Dog odors may be a little more subtle but are still present. A common a freshening technique is boiling water with a cinnamon stick in it once a day or at least a half hour before a showing. Buy a laundry detergent with a fresh lemon or orange scent to wash sheets and linens with as well as using lemon scented cleaning products to wipe surfaces before showings.

 

A Big Dogstraction

Many sellers will make the mistake of thinking that they can simply lock their dogs, cats, bunnies, ferrets or lizards in a bedroom, basement, or garage during showings. The first downside here is you’re restricting access from potential buyers because they can’t see the room when pets are in lock down.
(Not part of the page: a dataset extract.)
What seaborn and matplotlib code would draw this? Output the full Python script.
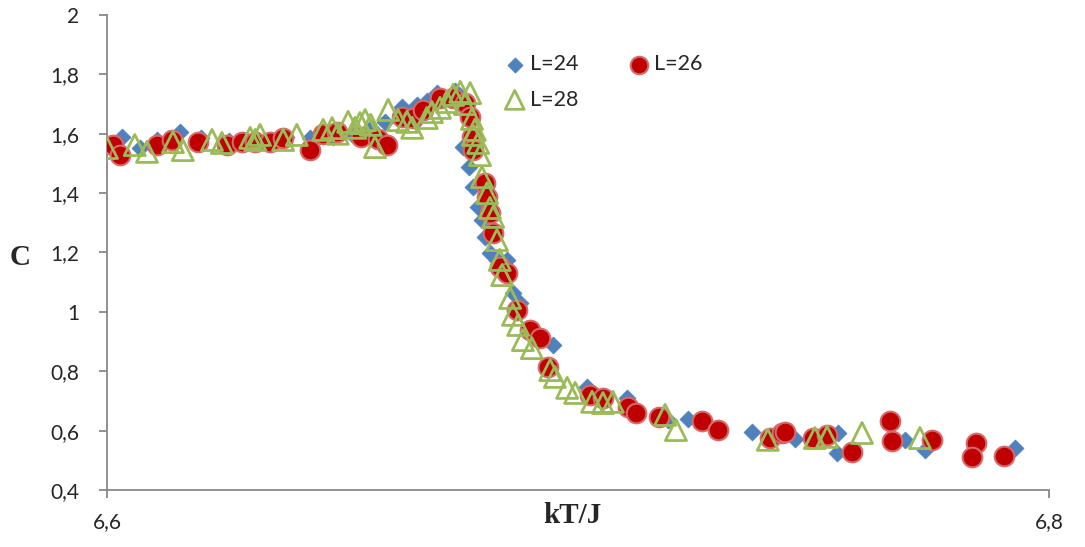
import matplotlib
matplotlib.use("Agg")
import matplotlib.pyplot as plt
from matplotlib.ticker import FuncFormatter
import seaborn as sns
import pandas as pd

# Specific heat C versus temperature kT/J for three lattice sizes
l24_t = [6.6032, 6.6070, 6.6106, 6.6155, 6.6200, 6.6260, 6.6320, 6.6380, 6.6430,
         6.6480, 6.6520, 6.6560, 6.6590, 6.6626, 6.6658, 6.6680, 6.6700, 6.6739,
         6.6756, 6.6768, 6.6778, 6.6787, 6.6796, 6.6803, 6.6813, 6.6828, 6.6849,
         6.6862, 6.6877, 6.6947, 6.7019, 6.7104, 6.7191, 6.7234, 6.7369, 6.7460,
         6.7550, 6.7552, 6.7694, 6.7737, 6.7928]
l24_c = [1.589, 1.552, 1.579, 1.606, 1.585, 1.575, 1.578, 1.590, 1.585,
         1.590, 1.600, 1.620, 1.640, 1.690, 1.697, 1.710, 1.737, 1.745,
         1.555, 1.488, 1.421, 1.353, 1.310, 1.252, 1.198, 1.175, 1.175,
         1.063, 1.030, 0.889, 0.747, 0.710, 0.636, 0.639, 0.595, 0.572,
         0.525, 0.592, 0.568, 0.535, 0.542]

l26_t = [6.6013, 6.6028, 6.6106, 6.6138, 6.6193, 6.6255, 6.6287, 6.6314, 6.6346,
         6.6374, 6.6431, 6.6459, 6.6488, 6.6539, 6.6575, 6.6594, 6.6626, 6.6650,
         6.6671, 6.6707, 6.6735, 6.6760, 6.6771, 6.6775, 6.6777, 6.6803, 6.6807,
         6.6813, 6.6820, 6.6834, 6.6849, 6.6870, 6.6898, 6.6919, 6.6936, 6.7025,
         6.7053, 6.7106, 6.7123, 6.7172, 6.7263, 6.7297, 6.7408, 6.7433, 6.7440,
         6.7499, 6.7529, 6.7582, 6.7662, 6.7667, 6.7752, 6.7845, 6.7837, 6.7904]
l26_c = [1.562, 1.528, 1.562, 1.579, 1.572, 1.562, 1.572, 1.572, 1.572,
         1.586, 1.545, 1.599, 1.606, 1.589, 1.582, 1.562, 1.656, 1.653,
         1.680, 1.721, 1.721, 1.704, 1.657, 1.589, 1.545, 1.434, 1.387,
         1.333, 1.266, 1.151, 1.131, 1.006, 0.939, 0.912, 0.814, 0.720,
         0.710, 0.680, 0.660, 0.646, 0.633, 0.602, 0.575, 0.592, 0.596,
         0.575, 0.585, 0.528, 0.633, 0.565, 0.569, 0.558, 0.511, 0.515]

l28_t = [6.6000, 6.6059, 6.6085, 6.6140, 6.6161, 6.6223, 6.6244, 6.6304, 6.6315,
         6.6325, 6.6374, 6.6403, 6.6459, 6.6478, 6.6490, 6.6512, 6.6527, 6.6537,
         6.6548, 6.6560, 6.6569, 6.6597, 6.6618, 6.6637, 6.6648, 6.6679, 6.6690,
         6.6707, 6.6722, 6.6735, 6.6750, 6.6771, 6.6760, 6.6775, 6.6777, 6.6781,
         6.6788, 6.6792, 6.6796, 6.6807, 6.6813, 6.6820, 6.6828, 6.6834, 6.6839,
         6.6856, 6.6862, 6.6873, 6.6883, 6.6902, 6.6941, 6.6951, 6.6977, 6.6994,
         6.7030, 6.7053, 6.7074, 6.7185, 6.7208, 6.7403, 6.7503, 6.7529, 6.7603,
         6.7726]
l28_c = [1.552, 1.562, 1.539, 1.572, 1.545, 1.579, 1.569, 1.586, 1.579,
         1.596, 1.579, 1.596, 1.613, 1.619, 1.600, 1.640, 1.620, 1.636,
         1.646, 1.630, 1.555, 1.680, 1.646, 1.640, 1.620, 1.653, 1.673,
         1.687, 1.707, 1.731, 1.741, 1.737, 1.700, 1.650, 1.596, 1.613,
         1.569, 1.528, 1.454, 1.400, 1.350, 1.320, 1.242, 1.175, 1.124,
         1.047, 0.990, 0.956, 0.905, 0.878, 0.804, 0.781, 0.744, 0.727,
         0.697, 0.693, 0.697, 0.653, 0.602, 0.569, 0.575, 0.579, 0.592,
         0.575]

series_labels = ["L=24", "L=26", "L=28"]
x_ticks = [6.6, 6.8]
y_ticks = [0.4, 0.6, 0.8, 1.0, 1.2, 1.4, 1.6, 1.8, 2.0]

df24 = pd.DataFrame({"kT": l24_t, "C": l24_c})
df26 = pd.DataFrame({"kT": l26_t, "C": l26_c})
df28 = pd.DataFrame({"kT": l28_t, "C": l28_c})

sns.set_style("white")
plt.rcParams["font.family"] = ["Lato", "DejaVu Sans"]

fig = plt.figure(figsize=(10.85, 5.47), dpi=100)
ax = fig.add_axes([0.0986, 0.1042, 0.8682, 0.8684])

blue = "#4F81BD"
red = "#C00000"
green = "#9BBB59"

sns.scatterplot(data=df24, x="kT", y="C", ax=ax, marker="D", s=75,
                color=blue, edgecolor=blue, linewidth=0.5, label=series_labels[0], zorder=2)
sns.scatterplot(data=df26, x="kT", y="C", ax=ax, marker="o", s=200,
                color=red, edgecolor="#D46A6A", linewidth=1.5, label=series_labels[1], zorder=3)
sns.scatterplot(data=df28, x="kT", y="C", ax=ax, marker="^", s=230,
                facecolors="none", edgecolor=green, linewidth=2.0,
                label=series_labels[2], zorder=4)

ax.set_xlim(6.6, 6.8)
ax.set_ylim(0.4, 2.0)
ax.set_xticks(x_ticks)
ax.set_yticks(y_ticks)
comma = FuncFormatter(lambda v, _: f"{v:g}".replace(".", ","))
ax.xaxis.set_major_formatter(comma)
ax.yaxis.set_major_formatter(comma)

for side in ("top", "right"):
    ax.spines[side].set_visible(False)
for side in ("left", "bottom"):
    ax.spines[side].set_color("#888888")
    ax.spines[side].set_linewidth(1.3)

ax.tick_params(axis="y", direction="out", length=6, width=1.3, color="#888888",
               labelsize=15, pad=14, left=True)
ax.tick_params(axis="x", direction="out", length=6, width=1.3, color="#888888",
               labelsize=15, pad=10, bottom=True)

ax.set_xlabel("kT/J", family="Liberation Serif", fontweight="bold", fontsize=21)
ax.set_ylabel("C", family="Liberation Serif", fontweight="bold", fontsize=21,
              rotation=0, ha="center", va="center")
ax.xaxis.set_label_coords(0.494, -0.025)
ax.yaxis.set_label_coords(-0.092, 0.49)

handles, labels = ax.get_legend_handles_labels()
order = [0, 2, 1]
leg = ax.legend([handles[i] for i in order], [labels[i] for i in order],
                ncol=2, frameon=False, fontsize=15.5, loc="upper left",
                bbox_to_anchor=(0.41, 0.935), handletextpad=0.1, columnspacing=2.2,
                labelspacing=0.7, handlelength=1.2, borderaxespad=0)
for h in leg.legend_handles:
    h.set_sizes([h.get_sizes()[0] * 0.8])

fig.savefig("out.png", dpi=100)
Secondly, confined pets are unhappy pets and they will make noise, lots of it, distracting buyers. If the buyer and agent decide to pee in a room you had quarantined your pet could get out the door in a heartbeat.

The thing to remember, pets are family and a huge part of your home. Your goal is to depersonalize your space prior to sale. You wouldn’t leave Cousin Eddie sitting in the family room while buyers tour the house so why leave Duke or Coco? After all, they’re family, too. Just as you remove personal photos and mementos, you also should remove all pets.
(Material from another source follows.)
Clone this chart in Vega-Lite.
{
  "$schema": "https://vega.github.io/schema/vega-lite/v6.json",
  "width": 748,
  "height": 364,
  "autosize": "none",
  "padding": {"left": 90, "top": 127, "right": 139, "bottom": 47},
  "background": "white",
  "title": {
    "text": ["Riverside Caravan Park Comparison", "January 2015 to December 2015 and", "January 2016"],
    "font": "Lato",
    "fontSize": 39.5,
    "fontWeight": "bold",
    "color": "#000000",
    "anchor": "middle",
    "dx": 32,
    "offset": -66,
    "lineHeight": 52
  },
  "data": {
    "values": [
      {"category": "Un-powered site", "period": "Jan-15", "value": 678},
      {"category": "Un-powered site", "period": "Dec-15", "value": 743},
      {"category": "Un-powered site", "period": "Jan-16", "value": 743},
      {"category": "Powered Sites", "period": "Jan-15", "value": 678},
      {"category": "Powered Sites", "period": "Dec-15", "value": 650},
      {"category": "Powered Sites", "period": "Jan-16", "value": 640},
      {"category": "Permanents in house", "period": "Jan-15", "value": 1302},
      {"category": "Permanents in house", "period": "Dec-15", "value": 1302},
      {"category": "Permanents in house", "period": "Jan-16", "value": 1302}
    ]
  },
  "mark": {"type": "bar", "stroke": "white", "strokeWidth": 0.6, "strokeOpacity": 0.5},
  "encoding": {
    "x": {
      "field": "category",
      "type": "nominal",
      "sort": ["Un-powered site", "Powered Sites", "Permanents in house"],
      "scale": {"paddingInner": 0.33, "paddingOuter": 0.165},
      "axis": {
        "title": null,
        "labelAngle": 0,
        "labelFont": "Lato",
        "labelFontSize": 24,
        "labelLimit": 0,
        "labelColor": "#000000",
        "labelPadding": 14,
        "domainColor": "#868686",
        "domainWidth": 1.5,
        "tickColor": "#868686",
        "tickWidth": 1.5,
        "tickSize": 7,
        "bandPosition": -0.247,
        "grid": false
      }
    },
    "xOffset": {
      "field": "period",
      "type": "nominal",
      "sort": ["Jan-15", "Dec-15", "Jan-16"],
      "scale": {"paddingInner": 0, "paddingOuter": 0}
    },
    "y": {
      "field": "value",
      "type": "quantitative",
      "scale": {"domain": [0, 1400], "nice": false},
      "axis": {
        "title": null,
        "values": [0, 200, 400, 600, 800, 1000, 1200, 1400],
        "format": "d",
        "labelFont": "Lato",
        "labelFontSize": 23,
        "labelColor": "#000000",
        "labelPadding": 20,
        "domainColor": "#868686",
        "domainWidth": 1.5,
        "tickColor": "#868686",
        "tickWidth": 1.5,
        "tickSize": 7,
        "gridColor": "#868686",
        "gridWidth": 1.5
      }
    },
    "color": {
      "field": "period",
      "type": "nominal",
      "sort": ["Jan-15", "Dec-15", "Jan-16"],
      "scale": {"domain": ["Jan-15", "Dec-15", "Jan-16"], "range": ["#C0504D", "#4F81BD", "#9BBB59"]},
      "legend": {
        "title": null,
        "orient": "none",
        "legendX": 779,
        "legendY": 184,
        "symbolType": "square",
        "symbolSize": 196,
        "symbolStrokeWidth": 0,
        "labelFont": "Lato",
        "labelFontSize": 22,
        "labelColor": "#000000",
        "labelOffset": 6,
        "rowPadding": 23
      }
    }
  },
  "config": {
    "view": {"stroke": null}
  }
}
Cousin Eddie from National Lampoon's Vacation © Warner Brothers

 

Market to Other Pet Lovers

One of the best pieces of advice we can give is to think about selling your home to another pet owner. Rather than hiding evidence of your pets, promote the fact that your home is “pet-friendly.” Work with your Team Hardy agent to market your home to other pet lovers. Advertise your home at the Nebraska Humane Society or advertise in animal shelter newsletters, on animal lovers’ websites and social media groups. Or, you could volunteer at the shelter to do some good, old-fashioned, grass-roots marketing on your own.

With some planning, you can sell your home, even if you have pets. There are plenty of options for keeping your pets safe during showings, and with a bit of cleaning, potential buyers don’t have their noses hit at the door with their presence.